Forum Discussion
Altera_Forum
Honored Contributor
8 years ago --- Quote Start --- With a Nios II processor instantiated in the FPGA you can connect to UART port on one side and you simply have the HAL driver to interface EPCS on the other side. The other solution would be using the Freescale processor to drive the EPCS. Both are viable: the first one would consume FPGA resources but it's easy to implement. The second one requires minimal hw resources but you'll have to write the EPCS driver for the Freescale (IIRC Altera doesn't disclose the details to program the EPCS device, so you'll possibly have to find out the commands as well).
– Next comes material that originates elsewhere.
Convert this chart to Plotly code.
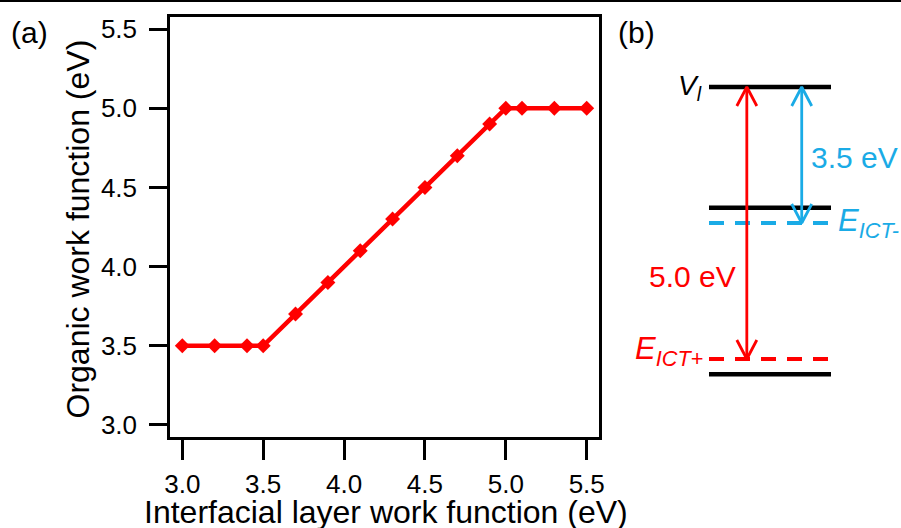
import plotly.graph_objects as go

# ---------------- data: panel (a) ----------------
interfacial_wf = [3.0, 3.2, 3.4, 3.5, 3.7, 3.9, 4.1, 4.3, 4.5, 4.7, 4.9, 5.0, 5.1, 5.3, 5.5]
organic_wf = [3.5, 3.5, 3.5, 3.5, 3.7, 3.9, 4.1, 4.3, 4.5, 4.7, 4.9, 5.0, 5.0, 5.0, 5.0]
tick_vals = [3.0, 3.5, 4.0, 4.5, 5.0, 5.5]
tick_text = ["3.0", "3.5", "4.0", "4.5", "5.0", "5.5"]
x_title = "Interfacial layer work function (eV)"
y_title = "Organic work function (eV)"

# ---------------- data: panel (b) schematic (energy in schematic units, V_l = 0) ----------------
level_x = [0.0, 1.0]
vacuum_level = 0.0
black_levels = [0.0, -2.22, -5.28]
ict_minus = -2.5
ict_plus = -5.0
red_arrow_x = 0.31
cyan_arrow_x = 0.76
gap_labels = ["3.5 eV", "5.0 eV"]

RED = "#FF0000"
CYAN = "#1AABE6"
FONT = "Liberation Sans, Arial, sans-serif"

# schematic axis scale (pixels per unit)
PX_X = 122.0
PX_Y = 54.4
head_hw = 10 / PX_X
head_hh = 19 / PX_Y

fig = go.Figure()

fig.add_trace(go.Scatter(
    x=interfacial_wf, y=organic_wf, mode="lines+markers",
    line=dict(color=RED, width=4.5),
    marker=dict(symbol="diamond", size=11.5, color=RED),
    xaxis="x", yaxis="y", showlegend=False, hoverinfo="skip"))

# black energy levels
for yv in black_levels:
    fig.add_trace(go.Scatter(x=level_x, y=[yv, yv], mode="lines",
                             line=dict(color="black", width=4.5),
                             xaxis="x2", yaxis="y2", showlegend=False, hoverinfo="skip"))
# dashed ICT levels
for yv, col in [(ict_minus, CYAN), (ict_plus, RED)]:
    fig.add_trace(go.Scatter(x=level_x, y=[yv, yv], mode="lines",
                             line=dict(color=col, width=4, dash="15px,11px"),
                             xaxis="x2", yaxis="y2", showlegend=False, hoverinfo="skip"))

# double-headed arrows with open heads
for ax_x, y_bot, col in [(red_arrow_x, ict_plus, RED), (cyan_arrow_x, ict_minus, CYAN)]:
    fig.add_trace(go.Scatter(x=[ax_x, ax_x], y=[vacuum_level, y_bot], mode="lines",
                             line=dict(color=col, width=2.8),
                             xaxis="x2", yaxis="y2", showlegend=False, hoverinfo="skip"))
    fig.add_trace(go.Scatter(x=[ax_x - head_hw, ax_x, ax_x + head_hw],
                             y=[vacuum_level - head_hh, vacuum_level, vacuum_level - head_hh],
                             mode="lines", line=dict(color=col, width=2.8),
                             xaxis="x2", yaxis="y2", showlegend=False, hoverinfo="skip"))
    fig.add_trace(go.Scatter(x=[ax_x - head_hw, ax_x, ax_x + head_hw],
                             y=[y_bot + head_hh, y_bot, y_bot + head_hh],
                             mode="lines", line=dict(color=col, width=2.8),
                             xaxis="x2", yaxis="y2", showlegend=False, hoverinfo="skip"))

axis_common = dict(showline=True, linecolor="black", linewidth=2.5, mirror=True,
                   ticks="outside", tickcolor="black", tickwidth=2.5,
                   showgrid=False, zeroline=False,
                   tickfont=dict(size=26, color="black", family=FONT),
                   tickvals=tick_vals, ticktext=tick_text)

fig.update_layout(
    width=901, height=528,
    margin=dict(l=170, r=1, t=17, b=91),
    paper_bgcolor="white", plot_bgcolor="white",
    font=dict(family=FONT, color="black"),
    xaxis=dict(domain=[0, 429 / 730], range=[2.924, 5.576], ticklen=20,
               ticklabelstandoff=2, automargin=False, **axis_common),
    yaxis=dict(domain=[0, 1], range=[2.924, 5.576], ticklen=18,
               ticklabelstandoff=7, automargin=False, **axis_common),
    xaxis2=dict(domain=[460 / 730, 1], range=[-79 / PX_X, 191 / PX_X], visible=False,
                anchor="y2"),
    yaxis2=dict(domain=[0, 1], range=[-350 / PX_Y, 70 / PX_Y], visible=False,
                anchor="x2"),
)

ann = []
ann.append(dict(text=x_title, xref="paper", yref="paper", x=216 / 730, y=(437 - 512) / 420,
                xanchor="center", yanchor="middle", showarrow=False,
                font=dict(size=32, color="black")))
ann.append(dict(text=y_title, xref="paper", yref="paper", x=(77 - 170) / 730, y=(437 - 229.5) / 420,
                xanchor="center", yanchor="middle", showarrow=False, textangle=-90,
                font=dict(size=32, color="black")))
ann.append(dict(text="(a)", xref="paper", yref="paper", x=-141 / 730, y=(437 - 33) / 420,
                xanchor="center", yanchor="middle", showarrow=False,
                font=dict(size=30, color="black")))
ann.append(dict(text="(b)", xref="paper", yref="paper", x=466 / 730, y=(437 - 33) / 420,
                xanchor="center", yanchor="middle", showarrow=False,
                font=dict(size=30, color="black")))
ann.append(dict(text=gap_labels[0], xref="x2", yref="y2", x=0.82, y=-1.29,
                xanchor="left", yanchor="middle", showarrow=False,
                font=dict(size=30, color=CYAN)))
ann.append(dict(text=gap_labels[1], xref="x2", yref="y2", x=0.24, y=-3.49,
                xanchor="right", yanchor="middle", showarrow=False,
                font=dict(size=30, color=RED)))
ann.append(dict(text="<i>V</i><sub><i>l</i></sub>", xref="x2", yref="y2", x=-0.04, y=vacuum_level,
                xanchor="right", yanchor="middle", showarrow=False,
                font=dict(size=28, color="black")))
ann.append(dict(text="<i>E</i><sub><i>ICT-</i></sub>", xref="x2", yref="y2", x=1.04, y=ict_minus,
                xanchor="left", yanchor="middle", showarrow=False,
                font=dict(size=31, color=CYAN)))
ann.append(dict(text="<i>E</i><sub><i>ICT+</i></sub>", xref="x2", yref="y2", x=-0.03, y=ict_plus + 0.15,
                xanchor="right", yanchor="middle", showarrow=False,
                font=dict(size=31, color=RED)))
fig.update_layout(annotations=ann)

# top border line of the figure
fig.add_shape(type="line", xref="paper", yref="paper", x0=-170 / 730, x1=731 / 730,
              y0=436 / 420, y1=436 / 420, line=dict(color="black", width=2))

fig.write_html("out.html")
If I had plenty of spare resources in my FPGA design and enough headroom for future upgrades, I'd definitely choose the first solution. One remark: using a Nios processor would cause your image file to grow because it will also contain the Nios program; make sure your EPCS4 device is able to fit the 2 bigger images. --- Quote End --- Thanks Cris72. The FPGA design itself is relatively small, utilizing less than 20% of the resources and less than 1% of the memory bits. So I am pursuing the 1st option as you suggested. I found an example at http://www.alterawiki.com/wiki/epcs_based_remote_system_update_(rsu)_example_on_bemicro_sdk talking about remote update EPCS using Nios II. I tried to follow it, but encountered an error when build the project "error: file project_sources/demo_images/factory_hw.flash is absent." As a matter of fact, the whole demo_imagines folder is empty. Any idea???